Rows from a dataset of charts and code
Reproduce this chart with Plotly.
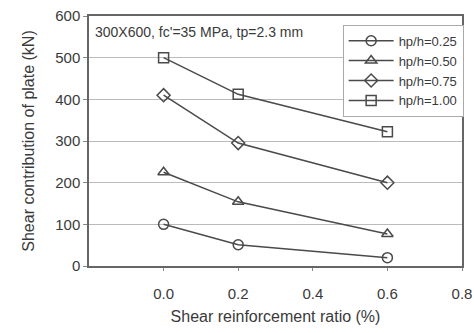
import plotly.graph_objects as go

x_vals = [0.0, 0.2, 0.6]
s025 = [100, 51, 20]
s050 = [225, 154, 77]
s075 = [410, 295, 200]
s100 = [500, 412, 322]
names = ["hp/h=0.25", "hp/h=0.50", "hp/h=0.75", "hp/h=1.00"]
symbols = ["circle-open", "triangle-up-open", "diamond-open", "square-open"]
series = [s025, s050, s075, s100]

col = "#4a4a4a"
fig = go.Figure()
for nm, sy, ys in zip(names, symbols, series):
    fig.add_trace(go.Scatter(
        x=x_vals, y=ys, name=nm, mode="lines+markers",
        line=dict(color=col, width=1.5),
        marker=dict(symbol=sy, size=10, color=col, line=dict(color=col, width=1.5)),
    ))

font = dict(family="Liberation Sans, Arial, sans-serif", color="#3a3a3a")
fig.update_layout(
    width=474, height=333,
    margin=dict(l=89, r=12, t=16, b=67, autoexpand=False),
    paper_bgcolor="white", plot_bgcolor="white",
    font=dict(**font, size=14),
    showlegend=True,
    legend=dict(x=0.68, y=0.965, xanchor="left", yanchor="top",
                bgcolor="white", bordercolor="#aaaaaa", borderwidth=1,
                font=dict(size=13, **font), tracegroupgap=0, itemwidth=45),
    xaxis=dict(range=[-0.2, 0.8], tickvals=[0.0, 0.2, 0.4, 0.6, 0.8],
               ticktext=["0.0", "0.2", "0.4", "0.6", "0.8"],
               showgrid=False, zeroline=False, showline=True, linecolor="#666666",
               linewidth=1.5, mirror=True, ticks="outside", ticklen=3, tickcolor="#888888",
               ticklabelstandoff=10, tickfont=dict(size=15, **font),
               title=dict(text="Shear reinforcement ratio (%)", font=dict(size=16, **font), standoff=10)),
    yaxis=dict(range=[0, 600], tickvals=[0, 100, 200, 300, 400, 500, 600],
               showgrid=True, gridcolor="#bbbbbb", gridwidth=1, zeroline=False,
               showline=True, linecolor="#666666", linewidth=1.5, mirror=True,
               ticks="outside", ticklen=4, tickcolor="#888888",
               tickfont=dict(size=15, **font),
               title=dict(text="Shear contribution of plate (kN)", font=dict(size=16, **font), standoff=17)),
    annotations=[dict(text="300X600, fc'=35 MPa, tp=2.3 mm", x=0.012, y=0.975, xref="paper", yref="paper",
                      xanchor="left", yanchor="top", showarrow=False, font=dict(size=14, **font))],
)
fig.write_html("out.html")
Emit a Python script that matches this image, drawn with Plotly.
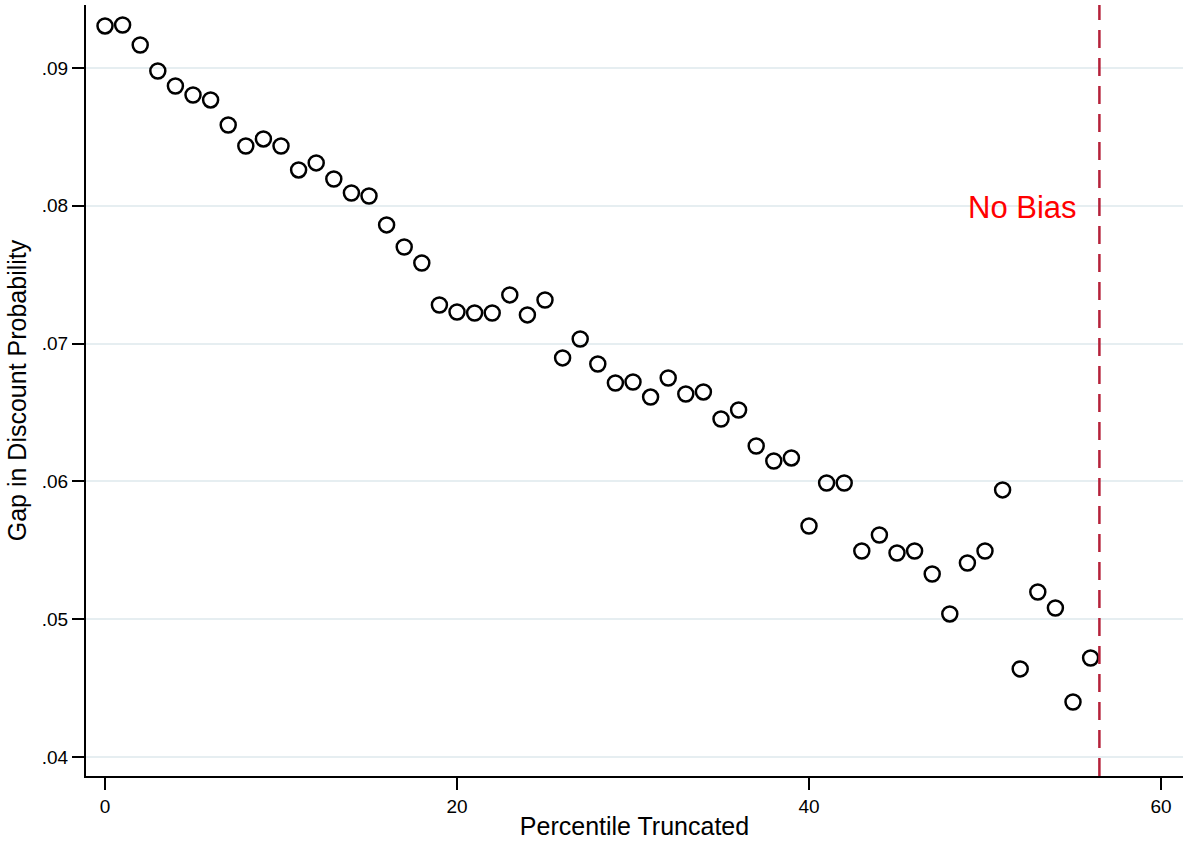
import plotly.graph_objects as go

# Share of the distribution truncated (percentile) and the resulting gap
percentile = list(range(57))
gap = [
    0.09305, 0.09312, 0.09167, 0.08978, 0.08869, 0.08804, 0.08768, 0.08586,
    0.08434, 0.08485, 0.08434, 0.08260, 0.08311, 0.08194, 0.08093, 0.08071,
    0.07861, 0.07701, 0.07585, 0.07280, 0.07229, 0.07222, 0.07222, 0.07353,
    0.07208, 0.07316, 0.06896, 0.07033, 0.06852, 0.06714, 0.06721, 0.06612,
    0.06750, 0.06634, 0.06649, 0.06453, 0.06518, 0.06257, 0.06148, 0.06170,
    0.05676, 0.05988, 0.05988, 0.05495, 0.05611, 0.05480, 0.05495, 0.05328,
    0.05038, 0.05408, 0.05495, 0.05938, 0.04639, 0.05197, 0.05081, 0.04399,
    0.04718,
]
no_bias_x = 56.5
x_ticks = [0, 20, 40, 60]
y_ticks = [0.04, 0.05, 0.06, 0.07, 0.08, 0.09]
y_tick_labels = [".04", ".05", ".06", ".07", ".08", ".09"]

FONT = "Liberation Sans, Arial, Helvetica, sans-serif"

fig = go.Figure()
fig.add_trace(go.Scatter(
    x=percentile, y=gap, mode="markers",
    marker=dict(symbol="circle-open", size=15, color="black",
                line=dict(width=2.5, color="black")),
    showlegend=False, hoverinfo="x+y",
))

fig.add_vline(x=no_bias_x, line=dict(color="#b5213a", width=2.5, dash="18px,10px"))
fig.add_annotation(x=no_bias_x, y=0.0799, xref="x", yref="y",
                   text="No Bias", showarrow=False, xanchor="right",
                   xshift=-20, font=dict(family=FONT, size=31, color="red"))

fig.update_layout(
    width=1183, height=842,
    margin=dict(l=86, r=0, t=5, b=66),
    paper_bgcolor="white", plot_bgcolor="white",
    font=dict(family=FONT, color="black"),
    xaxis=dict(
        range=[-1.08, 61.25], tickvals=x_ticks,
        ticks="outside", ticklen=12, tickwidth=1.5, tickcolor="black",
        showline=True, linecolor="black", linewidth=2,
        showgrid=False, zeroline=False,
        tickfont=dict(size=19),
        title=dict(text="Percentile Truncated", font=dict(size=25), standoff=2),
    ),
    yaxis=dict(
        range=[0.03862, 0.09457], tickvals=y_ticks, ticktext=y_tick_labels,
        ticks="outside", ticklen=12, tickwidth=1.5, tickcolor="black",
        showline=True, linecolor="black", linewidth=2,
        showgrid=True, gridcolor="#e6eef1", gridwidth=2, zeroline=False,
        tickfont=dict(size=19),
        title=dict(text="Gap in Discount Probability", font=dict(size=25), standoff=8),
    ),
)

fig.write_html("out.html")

--

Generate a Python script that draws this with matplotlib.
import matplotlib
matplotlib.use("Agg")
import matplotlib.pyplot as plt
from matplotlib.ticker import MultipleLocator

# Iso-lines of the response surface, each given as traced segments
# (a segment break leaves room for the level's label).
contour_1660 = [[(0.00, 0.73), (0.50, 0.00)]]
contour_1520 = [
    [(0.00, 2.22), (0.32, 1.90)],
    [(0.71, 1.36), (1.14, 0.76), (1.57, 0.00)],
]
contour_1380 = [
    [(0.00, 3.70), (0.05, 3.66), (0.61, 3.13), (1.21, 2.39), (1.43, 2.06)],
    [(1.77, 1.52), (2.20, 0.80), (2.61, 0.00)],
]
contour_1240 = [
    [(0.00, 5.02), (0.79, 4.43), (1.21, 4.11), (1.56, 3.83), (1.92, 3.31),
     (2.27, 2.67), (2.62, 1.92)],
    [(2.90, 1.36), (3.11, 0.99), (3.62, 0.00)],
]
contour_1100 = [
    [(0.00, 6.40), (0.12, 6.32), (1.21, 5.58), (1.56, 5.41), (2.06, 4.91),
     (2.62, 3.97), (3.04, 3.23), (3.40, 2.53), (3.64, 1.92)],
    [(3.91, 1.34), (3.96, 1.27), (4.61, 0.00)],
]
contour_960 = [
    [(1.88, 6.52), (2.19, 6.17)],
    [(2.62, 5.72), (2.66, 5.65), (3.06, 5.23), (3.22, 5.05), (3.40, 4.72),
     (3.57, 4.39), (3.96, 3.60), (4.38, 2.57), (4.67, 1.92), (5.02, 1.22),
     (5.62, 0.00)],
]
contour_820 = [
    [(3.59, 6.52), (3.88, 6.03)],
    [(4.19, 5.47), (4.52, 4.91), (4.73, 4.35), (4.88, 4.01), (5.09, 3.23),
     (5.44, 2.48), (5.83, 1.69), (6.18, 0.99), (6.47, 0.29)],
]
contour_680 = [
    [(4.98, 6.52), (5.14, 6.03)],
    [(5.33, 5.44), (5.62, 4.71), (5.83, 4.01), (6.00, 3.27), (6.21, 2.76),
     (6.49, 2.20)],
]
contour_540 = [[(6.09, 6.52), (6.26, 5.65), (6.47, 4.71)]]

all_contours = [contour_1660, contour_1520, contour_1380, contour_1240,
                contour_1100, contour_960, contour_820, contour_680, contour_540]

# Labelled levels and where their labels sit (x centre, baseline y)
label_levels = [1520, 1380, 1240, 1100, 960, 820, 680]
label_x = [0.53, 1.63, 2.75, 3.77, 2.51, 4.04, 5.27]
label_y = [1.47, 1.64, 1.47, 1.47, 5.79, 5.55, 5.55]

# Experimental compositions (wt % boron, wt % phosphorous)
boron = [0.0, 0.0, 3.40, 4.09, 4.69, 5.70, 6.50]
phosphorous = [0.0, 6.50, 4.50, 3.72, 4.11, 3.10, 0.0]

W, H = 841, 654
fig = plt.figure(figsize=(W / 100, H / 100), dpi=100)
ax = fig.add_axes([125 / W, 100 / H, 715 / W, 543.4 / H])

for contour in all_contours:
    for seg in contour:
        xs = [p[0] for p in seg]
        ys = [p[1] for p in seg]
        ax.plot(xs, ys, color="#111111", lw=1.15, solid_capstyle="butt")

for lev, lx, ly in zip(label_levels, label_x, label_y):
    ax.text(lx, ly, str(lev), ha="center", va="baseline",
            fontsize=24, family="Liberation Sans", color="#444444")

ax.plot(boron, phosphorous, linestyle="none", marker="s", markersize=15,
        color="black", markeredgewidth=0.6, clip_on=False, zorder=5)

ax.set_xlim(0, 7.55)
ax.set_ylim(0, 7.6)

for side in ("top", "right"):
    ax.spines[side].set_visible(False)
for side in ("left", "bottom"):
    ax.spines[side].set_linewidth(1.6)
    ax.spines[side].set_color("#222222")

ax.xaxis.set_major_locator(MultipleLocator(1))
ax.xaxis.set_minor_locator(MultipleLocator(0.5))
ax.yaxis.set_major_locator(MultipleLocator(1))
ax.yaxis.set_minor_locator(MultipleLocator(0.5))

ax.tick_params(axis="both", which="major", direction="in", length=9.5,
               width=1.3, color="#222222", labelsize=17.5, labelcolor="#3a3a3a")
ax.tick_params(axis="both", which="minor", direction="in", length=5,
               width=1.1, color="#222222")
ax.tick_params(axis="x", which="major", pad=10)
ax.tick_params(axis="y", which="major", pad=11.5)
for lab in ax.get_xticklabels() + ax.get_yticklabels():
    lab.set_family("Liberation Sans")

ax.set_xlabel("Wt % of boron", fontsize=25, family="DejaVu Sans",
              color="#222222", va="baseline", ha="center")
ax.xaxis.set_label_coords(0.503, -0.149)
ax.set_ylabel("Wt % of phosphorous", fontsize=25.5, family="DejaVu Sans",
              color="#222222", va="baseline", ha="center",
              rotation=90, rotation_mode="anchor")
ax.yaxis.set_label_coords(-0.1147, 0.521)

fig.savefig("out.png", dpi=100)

_What you are asked to do_
Nothing but the lines from the one containing "Reproduce this chart with Plotly." through the one containing "series = [s025, s050, s075, s100]" should be written out, exactly and with both ends. Pictures are left out.

_Completed task_
Reproduce this chart with Plotly.
import plotly.graph_objects as go

x_vals = [0.0, 0.2, 0.6]
s025 = [100, 51, 20]
s050 = [225, 154, 77]
s075 = [410, 295, 200]
s100 = [500, 412, 322]
names = ["hp/h=0.25", "hp/h=0.50", "hp/h=0.75", "hp/h=1.00"]
symbols = ["circle-open", "triangle-up-open", "diamond-open", "square-open"]
series = [s025, s050, s075, s100]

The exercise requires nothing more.